Chronological Era
2024+: AI Reflexivity, Living Archive, and Late Synthesis
2024+: AI Reflexivity, Living Archive, and Late Synthesis
The AI-assisted autoethnography represents a late methodological innovation. Sellers-Young asks whether AI can participate in writing about embodied memory. Her answer is asymmetrical: AI can question, organize, critique, and help build a living written archive, but it cannot dance. It lacks weight, breath, proprioception, sensation, vulnerability, and ethical bodily consequence. The body remains the source of authority.

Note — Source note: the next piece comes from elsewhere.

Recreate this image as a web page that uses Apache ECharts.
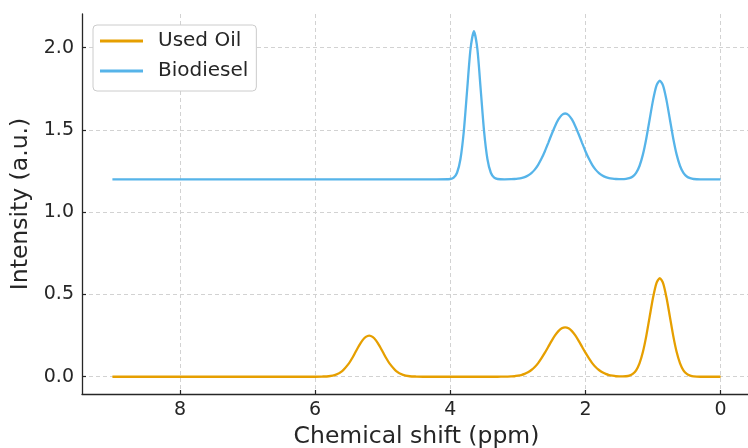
<!DOCTYPE html>
<html>
<head>
<meta charset="utf-8">
<script src="https://cdn.jsdelivr.net/npm/echarts@6/dist/echarts.min.js"></script>
<style>
  html, body { margin: 0; padding: 0; background: #ffffff; }
  #chart { width: 748px; height: 448px; }
</style>
</head>
<body>
<div id="chart"></div>
<script>
// Chemical shift sample positions (ppm)
const shiftPpm = [9.0, 7.0, 6.0, 5.9, 5.8, 5.7, 5.6, 5.5, 5.45, 5.4, 5.35, 5.3, 5.25, 5.2, 5.15, 5.1, 5.05, 5.0, 4.95, 4.9, 4.8, 4.7, 4.6, 4.5, 4.4, 4.2,
  4.0, 3.95, 3.9, 3.85, 3.8, 3.75, 3.7, 3.65, 3.6, 3.55, 3.5, 3.45, 3.4, 3.35, 3.3, 3.2, 3.1, 3.05, 3.0, 2.95, 2.9, 2.85, 2.8, 2.75, 2.7, 2.65, 2.6, 2.55, 2.5, 2.45, 2.4, 2.35,
  2.3, 2.25, 2.2, 2.15, 2.1, 2.05, 2.0, 1.95, 1.9, 1.85, 1.8, 1.75, 1.7, 1.65, 1.6, 1.55, 1.5, 1.45, 1.4, 1.35, 1.3, 1.25, 1.2, 1.15, 1.1, 1.05, 1.0, 0.95, 0.9, 0.85, 0.8, 0.75, 0.7,
  0.65, 0.6, 0.55, 0.5, 0.45, 0.4, 0.3, 0.2, 0.1, 0.0];

// Intensity of used oil (a.u.)
const usedOil = [0, 0, 0, 0.001, 0.003, 0.011, 0.034, 0.081, 0.114, 0.152, 0.189, 0.221, 0.242, 0.25, 0.242, 0.221, 0.189, 0.152, 0.114, 0.081, 0.034, 0.011, 0.003, 0.001, 0, 0,
  0, 0, 0, 0, 0, 0, 0, 0, 0, 0, 0, 0, 0, 0, 0, 0.0005, 0.002, 0.003, 0.006, 0.010, 0.017, 0.027, 0.041, 0.059, 0.083, 0.113, 0.146, 0.182, 0.218, 0.251, 0.277, 0.294,
  0.3, 0.294, 0.277, 0.251, 0.218, 0.182, 0.146, 0.113, 0.083, 0.059, 0.041, 0.027, 0.017, 0.010, 0.006, 0.003, 0.002, 0.002, 0.003, 0.007, 0.017, 0.039, 0.081, 0.150, 0.247, 0.364, 0.480, 0.568, 0.6, 0.568, 0.480, 0.364, 0.247,
  0.150, 0.081, 0.039, 0.017, 0.007, 0.002, 0, 0, 0, 0];

// Intensity of biodiesel (a.u.), offset spectrum
const biodiesel = [1.2, 1.2, 1.2, 1.2, 1.2, 1.2, 1.2, 1.2, 1.2, 1.2, 1.2, 1.2, 1.2, 1.2, 1.2, 1.2, 1.2, 1.2, 1.2, 1.2, 1.2, 1.2, 1.2, 1.2, 1.2, 1.2,
  1.202, 1.210, 1.240, 1.322, 1.492, 1.746, 1.994, 2.100, 1.994, 1.746, 1.492, 1.322, 1.240, 1.210, 1.202, 1.200, 1.201, 1.202, 1.204, 1.207, 1.213, 1.223, 1.238, 1.259, 1.288, 1.326, 1.371, 1.422, 1.474, 1.523, 1.564, 1.591,
  1.600, 1.591, 1.564, 1.523, 1.474, 1.422, 1.371, 1.326, 1.288, 1.259, 1.238, 1.223, 1.213, 1.207, 1.204, 1.202, 1.201, 1.201, 1.203, 1.207, 1.217, 1.239, 1.281, 1.350, 1.447, 1.564, 1.680, 1.768, 1.800, 1.768, 1.680, 1.564, 1.447,
  1.350, 1.281, 1.239, 1.217, 1.207, 1.202, 1.200, 1.2, 1.2, 1.2];

const seriesNames = ['Used Oil', 'Biodiesel'];
const xTicks = [8, 6, 4, 2, 0];
const yTicks = [0, 0.5, 1, 1.5, 2];

const pairs = (ys) => shiftPpm.map((x, i) => [x, ys[i]]);

const FONT = 'DejaVu Sans';
const chart = echarts.init(document.getElementById('chart'), null, { renderer: 'canvas' });

const gridLine = { show: true, lineStyle: { color: '#d2d2d2', width: 1, type: [4, 3] } };

chart.setOption({
  backgroundColor: '#ffffff',
  animation: false,
  textStyle: { fontFamily: FONT },
  grid: { left: 82, right: -3, top: 14, bottom: 54, containLabel: false, outerBoundsMode: 'none' },
  legend: {
    left: 93, top: 25,
    orient: 'vertical',
    data: seriesNames,
    icon: 'rect',
    itemWidth: 43, itemHeight: 3,
    itemGap: 10,
    padding: [6, 8, 10, 7],
    backgroundColor: '#ffffff',
    borderColor: '#cccccc', borderWidth: 1, borderRadius: 4,
    textStyle: { fontFamily: FONT, fontSize: 20, color: '#262626', padding: [0, 0, 0, 10] }
  },
  xAxis: {
    type: 'value',
    inverse: true,
    min: -0.45, max: 9.45,
    name: 'Chemical shift (ppm)',
    nameLocation: 'middle',
    nameGap: 29,
    nameTextStyle: { fontFamily: FONT, fontSize: 23.5, color: '#262626', verticalAlign: 'top' },
    axisLine: { show: true, onZero: false, lineStyle: { color: '#262626', width: 1.3 } },
    axisTick: { show: true, inside: true, length: 4, customValues: xTicks, lineStyle: { color: '#262626', width: 1.2 } },
    axisLabel: { customValues: xTicks, margin: 7, fontFamily: FONT, fontSize: 19, color: '#262626', formatter: (v) => String(v) },
    splitLine: gridLine
  },
  yAxis: {
    type: 'value',
    min: -0.105, max: 2.205,
    name: 'Intensity (a.u.)',
    nameLocation: 'middle',
    nameGap: 42,
    nameRotate: 90,
    nameTextStyle: { fontFamily: FONT, fontSize: 23.5, color: '#262626' },
    axisLine: { show: true, onZero: false, lineStyle: { color: '#262626', width: 1.3 } },
    axisTick: { show: true, inside: true, length: 4, customValues: yTicks, lineStyle: { color: '#262626', width: 1.2 } },
    axisLabel: { customValues: yTicks, margin: 8, fontFamily: FONT, fontSize: 19, color: '#262626', formatter: (v) => v.toFixed(1) },
    splitLine: gridLine
  },
  series: [
    {
      name: seriesNames[0], type: 'line', data: pairs(usedOil),
      showSymbol: false, smooth: 0.25, color: '#E69F00',
      lineStyle: { width: 2.3, color: '#E69F00' }
    },
    {
      name: seriesNames[1], type: 'line', data: pairs(biodiesel),
      showSymbol: false, smooth: 0.25, color: '#56B4E9',
      lineStyle: { width: 2.3, color: '#56B4E9' }
    }
  ]
});
</script>
</body>
</html>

This late work synthesizes her whole career. The three-part self model returns; the dance traditions of belly dance, Azande dance, and Nihon buyo are reread as somatic modes of attention that shaped teaching, leadership, spirituality, and scholarship. AI becomes the newest technology in a long history of mediated ethnography, but the central claim is strengthened rather than weakened: embodied knowledge cannot be replaced by text processing.
The 2026 belly dance chapter refines the “happiness dance” as a somatic mode of improvising happiness. The Mahmoud Reda chapter refines the analysis of national choreographic modernity: Reda’s Egyptian dance theatre is counter-Orientalist yet built through Hollywood, ballet, Soviet folk staging, and middle-class gender respectability. Sellers-Young’s late view is at its most nuanced: anti-Orientalist forms may themselves be hybrid, classed, and gender-regulating.
Continuity: movement is a way of knowing.
Late emphasis: the body is archive, method, ethical ground, and limit in a technologically mediated age.